INFLUENCES: Finding My Own Voice by MATT WESOLOWSKI

image001 Name: MATT WESOLOWSKI

Author of: SIX STORIES (2017)

On Twitter: ConcreteKraken

It’s taken me years to find my own voice.

I’ve spent the majority of my writing life mimicking; from a bargain-bin Enid Blyton when I was a kid, a teenage cut-price James Herbert to a snide Stephen King or else 50% off all Lovecraft, eldritch savings that will loose the trappings of your puny earthly ideals of sanity!

It’s only been in the last 5 or 6 years that I’ve felt my own writing voice has really emerged. I imagine this must be fairly common; as writers, we’d love to think we’re true mavericks but in reality we have no choice but to climb the shoulders of the literary giants that have strode the land before us. I am not ashamed of this mimicry and even now, I’ll turn a phrase that sounds Lovecraftian, or King-ish and that’s ok.

I do feel like I am still learning my craft, that my voice is still evolving, changing, synchronising a little with every good book I read. It is as the great man himself says

"If you want to be a writer, you must do two things above all others: read a lot and write a lot.” – Stephen King.

Without reading, and reading widely, I feel like I just cannot write with any degree of integrity; it feels like a day without a cup of tea (tantamount to criminality in my opinion.). When a book hits me where it hurts, its language sinking and dissolving inside your brain like linguistic effervescence, it raises the bar, galvanises me to strive to that level of quality.

When I started writing my first tentative short stories as a just-teenager, James Herbert and Clive Barker’s mastery descriptions of the grotesque were revelatory. Back then I read little else but horror, forever trying to slide the fear in between the words like these masters, their stories underpinned by longing, love, things I was not mature enough to fathom…most girls didn’t like long-haired oddballs who wore black nail varnish and wrote stories back then…

Then in my late teens I discovered the work of Jon King – ‘The Football Factory’, the subject perhaps not befitting of a teenage goth, yet the sheer command of language astounded me and showed me a new way of writing, stream-of-consciousness brutality that enveloped me utterly. I longed for more like this and found the work of Kevin Sampson – ‘Awaydays’ was both savage and beautiful and Niall Griffiths whose ‘Grits’ and ‘Kelly and Victor’ still haunt me today.

Through my 20s, I read all of Stephen King’s back catalogue, everything by Lovecraft (I was a latecomer to Cthulhu) and now as I read more (and much more expansively), every book that does something to me emotionally, helps weave another thread into the voice that has emerged from inside. Lauren Beukes and Yrsa Sigurðadottir were more of those revelatory writers that pushed at genre conventions; straddling the places between crime and the supernatural and gave me a galvanic push to try the same.
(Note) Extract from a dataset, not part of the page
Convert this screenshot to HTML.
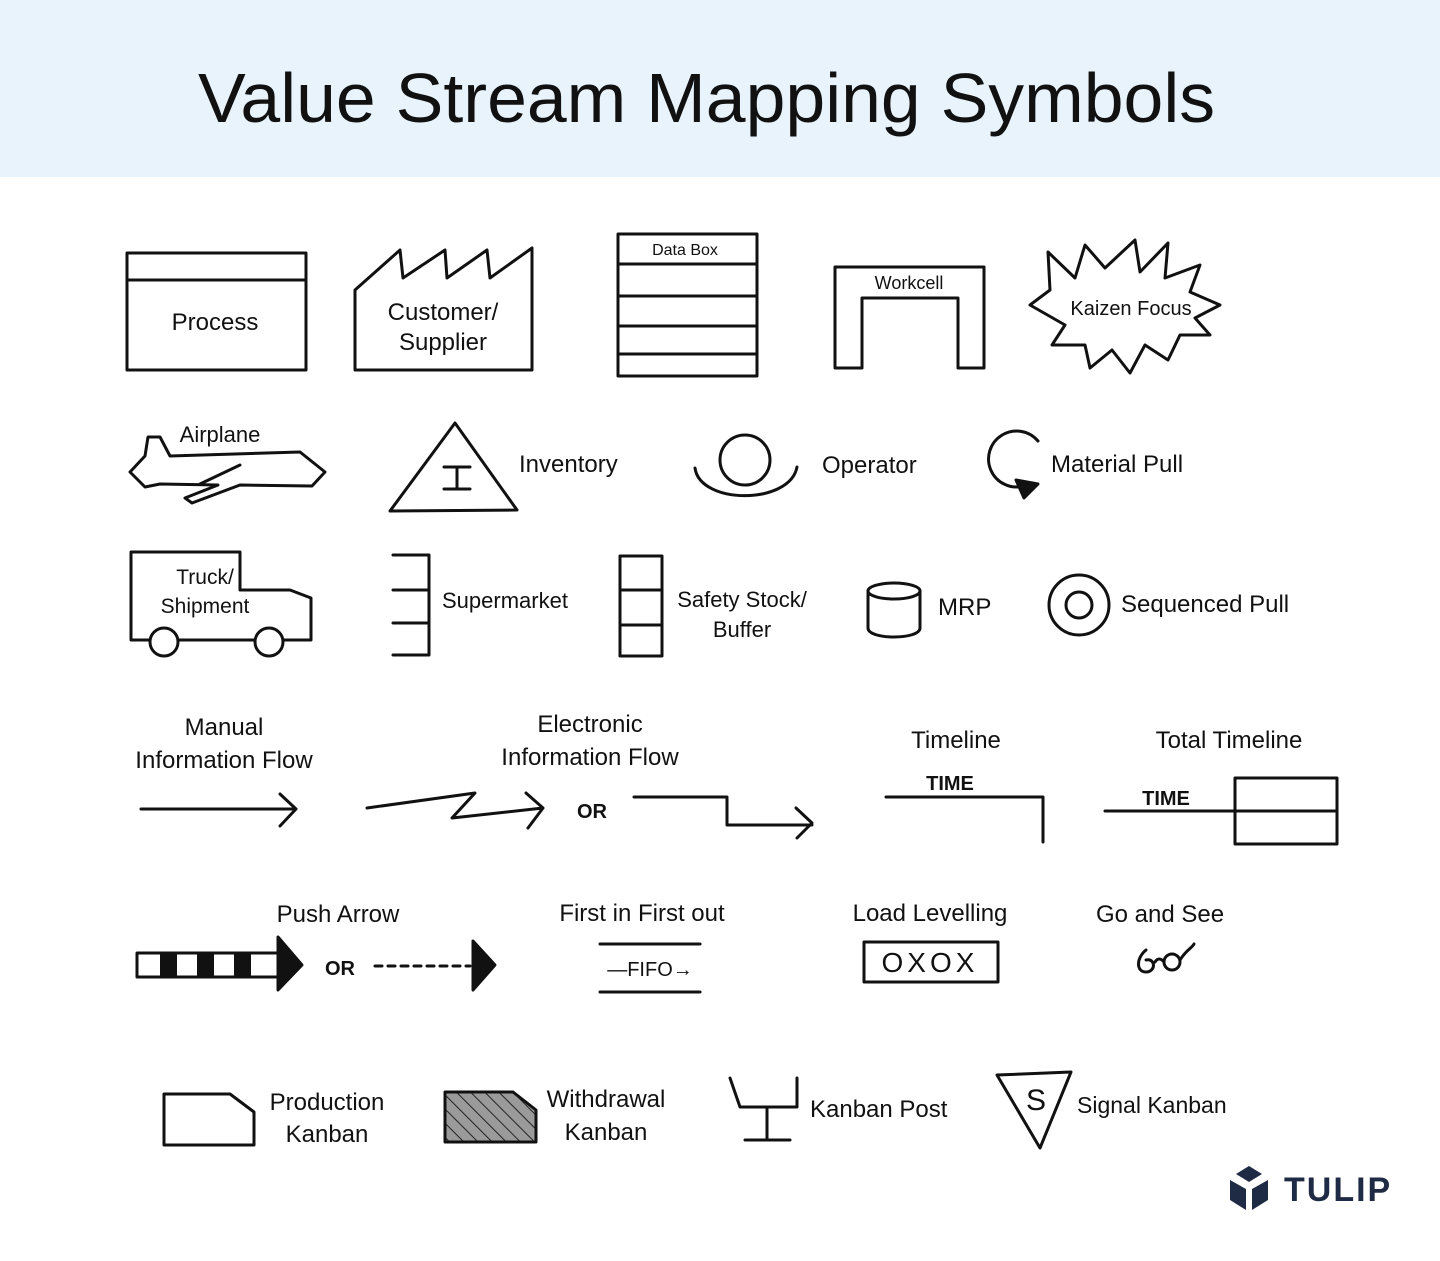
<!DOCTYPE html>
<html><head><meta charset="utf-8"><style>
html,body{margin:0;padding:0;background:#fff}
svg{display:block}
text{font-family:"Liberation Sans",sans-serif;fill:#111}
</style></head><body>
<svg width="1440" height="1261" viewBox="0 0 1440 1261" xmlns="http://www.w3.org/2000/svg">
<defs>
<pattern id="hatch" width="10" height="10" patternUnits="userSpaceOnUse" patternTransform="rotate(-45)">
<rect width="10" height="10" fill="#9a9a9a"/><line x1="0" y1="0" x2="0" y2="10" stroke="#222" stroke-width="2"/>
</pattern>
</defs>
<rect x="0" y="0" width="1440" height="177" fill="#e8f3fb"/>
<text x="198" y="122" font-size="70" textLength="1017" lengthAdjust="spacingAndGlyphs">Value Stream Mapping Symbols</text>

<g fill="none" stroke="#111" stroke-width="3" stroke-linejoin="round" stroke-linecap="round">
<!-- row1 -->
<rect x="127" y="253" width="179" height="117"/><line x1="127" y1="280" x2="306" y2="280"/>
<polygon points="355,370 355,290 400,250 403,278 445,250 447,278 487,250 490,278 532,248 532,370"/>
<rect x="618" y="234" width="139" height="142"/>
<line x1="618" y1="264" x2="757" y2="264"/><line x1="618" y1="296" x2="757" y2="296"/><line x1="618" y1="326" x2="757" y2="326"/><line x1="618" y1="354" x2="757" y2="354"/>
<polygon points="835,368 835,267 984,267 984,368 958,368 958,298 862,298 862,368"/>
<polygon points="1050,290 1048,252 1075,278 1085,245 1105,268 1135,240 1140,272 1168,243 1165,278 1200,265 1190,292 1220,305 1195,318 1210,335 1180,335 1168,360 1145,345 1130,373 1112,350 1090,368 1085,345 1052,345 1065,325 1030,305"/>
<!-- row2 -->
<path d="M130,472 L145,456 L148,437 L160,437 L170,456 L300,452 L325,472 L312,486 L240,485 L192,503 L185,498 L218,485 L160,484 L145,487 Z"/>
<path d="M200,484 L240,465"/>
<polygon points="390,511 455,423 517,510"/>
<path d="M444,467 H470 M457,467 V489 M444,489 H470"/>
<circle cx="745" cy="460" r="25"/>
<path d="M695,468 C700,505 790,505 797,467"/>
<path d="M1038,441 A28,28 0 1 0 1024,486"/>
<polygon points="1016,480 1038,484 1024,498" fill="#111"/>
<!-- row3 -->
<polygon points="131,640 131,552 240,552 240,590 290,590 311,598 311,640"/>
<circle cx="164" cy="642" r="14" fill="#fff"/><circle cx="269" cy="642" r="14" fill="#fff"/>
<path d="M429,555 V655 M393,555 H429 M393,590 H429 M393,623 H429 M393,655 H429"/>
<rect x="620" y="556" width="42" height="100"/><line x1="620" y1="590" x2="662" y2="590"/><line x1="620" y1="625" x2="662" y2="625"/>
<ellipse cx="894" cy="591" rx="26" ry="8"/>
<path d="M868,591 V628 C868,640 920,640 920,628 V591"/>
<circle cx="1079" cy="605" r="30"/><circle cx="1079" cy="605" r="13"/>
<!-- row4 -->
<path d="M141,809 H296 M280,794 L296,809 L280,826"/>
<path d="M367,808 L475,793 L452,818 L543,808 M526,793 L543,808 L528,828"/>
<path d="M634,797 H727 V825 H812 M796,808 L812,823 L797,838"/>
<path d="M886,797 H1043 V842"/>
<path d="M1105,811 H1235"/><rect x="1235" y="778" width="102" height="66"/><line x1="1235" y1="811" x2="1337" y2="811"/>
<!-- row5 -->
<rect x="137" y="953" width="141" height="24"/>
<polygon points="278,937 302,965 278,990" fill="#111"/>
<path d="M375,966 H470" stroke-dasharray="7,6"/>
<polygon points="473,941 495,965 473,990" fill="#111"/>
<line x1="600" y1="944" x2="700" y2="944"/><line x1="600" y1="992" x2="700" y2="992"/>
<rect x="864" y="942" width="134" height="40"/>
<path d="M1146,950 C1136,958 1136,972 1146,972 C1156,972 1156,958 1146,960"/>
<circle cx="1172" cy="962" r="8"/>
<path d="M1155,962 Q1159,956 1164,962 M1180,960 C1186,950 1192,948 1194,944"/>
<!-- row6 -->
<polygon points="164,1145 164,1094 230,1094 254,1112 254,1145"/>
<polygon points="445,1142 445,1092 513,1092 536,1110 536,1142" fill="url(#hatch)"/>
<path d="M730,1078 L740,1107 H797 V1078 M767,1107 V1140 M745,1140 H790"/>
<polygon points="997,1075 1071,1072 1040,1148"/>
</g>
<g fill="#111">
<rect x="160" y="953" width="17" height="24"/><rect x="197" y="953" width="17" height="24"/><rect x="234" y="953" width="17" height="24"/>
</g>

<g font-size="24" text-anchor="middle">
<text x="215" y="330">Process</text>
<text x="443" y="320">Customer/</text><text x="443" y="350">Supplier</text>
<text x="685" y="255" font-size="16">Data Box</text>
<text x="909" y="289" font-size="18">Workcell</text>
<text x="1131" y="315" font-size="20">Kaizen Focus</text>
<text x="220" y="442" font-size="22">Airplane</text>
<text x="205" y="584" font-size="21">Truck/</text><text x="205" y="613" font-size="21">Shipment</text>
<text x="742" y="607" font-size="22">Safety Stock/</text><text x="742" y="637" font-size="22">Buffer</text>
<text x="224" y="735">Manual</text><text x="224" y="768">Information Flow</text>
<text x="590" y="732">Electronic</text><text x="590" y="765">Information Flow</text>
<text x="956" y="748">Timeline</text>
<text x="1229" y="748">Total Timeline</text>
<text x="338" y="922">Push Arrow</text>
<text x="642" y="921">First in First out</text>
<text x="930" y="921">Load Levelling</text>
<text x="1160" y="922">Go and See</text>
<text x="327" y="1110">Production</text><text x="327" y="1142">Kanban</text>
<text x="606" y="1107">Withdrawal</text><text x="606" y="1140">Kanban</text>
<text x="950" y="790" font-size="20" font-weight="bold">TIME</text>
<text x="1166" y="805" font-size="20" font-weight="bold">TIME</text>
<text x="592" y="818" font-size="20" font-weight="bold">OR</text>
<text x="340" y="975" font-size="20" font-weight="bold">OR</text>
<text x="650" y="976" font-size="20">—FIFO→</text>
<text x="930" y="972" font-size="28" letter-spacing="4">OXOX</text>
<text x="1036" y="1110" font-size="30">S</text>
</g>
<g font-size="24">
<text x="519" y="472">Inventory</text>
<text x="822" y="473">Operator</text>
<text x="1051" y="472">Material Pull</text>
<text x="442" y="608" font-size="22">Supermarket</text>
<text x="938" y="615">MRP</text>
<text x="1121" y="612">Sequenced Pull</text>
<text x="810" y="1117">Kanban Post</text>
<text x="1077" y="1113" font-size="23">Signal Kanban</text>
</g>
<!-- Tulip logo -->
<g fill="#1f2a44">
<polygon points="1249,1166 1262,1174 1249,1182 1236,1174"/>
<polygon points="1230,1180 1246,1189 1246,1210 1230,1200"/>
<polygon points="1268,1180 1252,1189 1252,1210 1268,1200"/>
<text x="1284" y="1201" font-size="34" font-weight="bold" style="fill:#1f2a44" letter-spacing="2">TULIP</text>
</g>
</svg>
</body></html>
Karen Sullivan, the phenomenon behind Orenda Books guided me to more of the Nordic noir, namely Kati Hiekkapelto and Antti Tuomainen whose work had a profound influence on my own. Like their Scandinavian neighbours, the Finns have a way with words that I cannot put my finger on; something to do with telling it simply, yet with profound poetry hanging from every phrase.

I feel like my own voice, my influences are in a constant state of flux; I just recently read ‘The Girls’ by Emma Cline and ‘Girls on Fire’ by Robin Wasserman…writing is often a difficult pursuit, there are times when you feel a little hollow and word-weary yet reading the above titles were like bellows to the flames.

I guess influences don’t stop, as much as learning doesn’t stop. I can’t wait to see what inspires me next!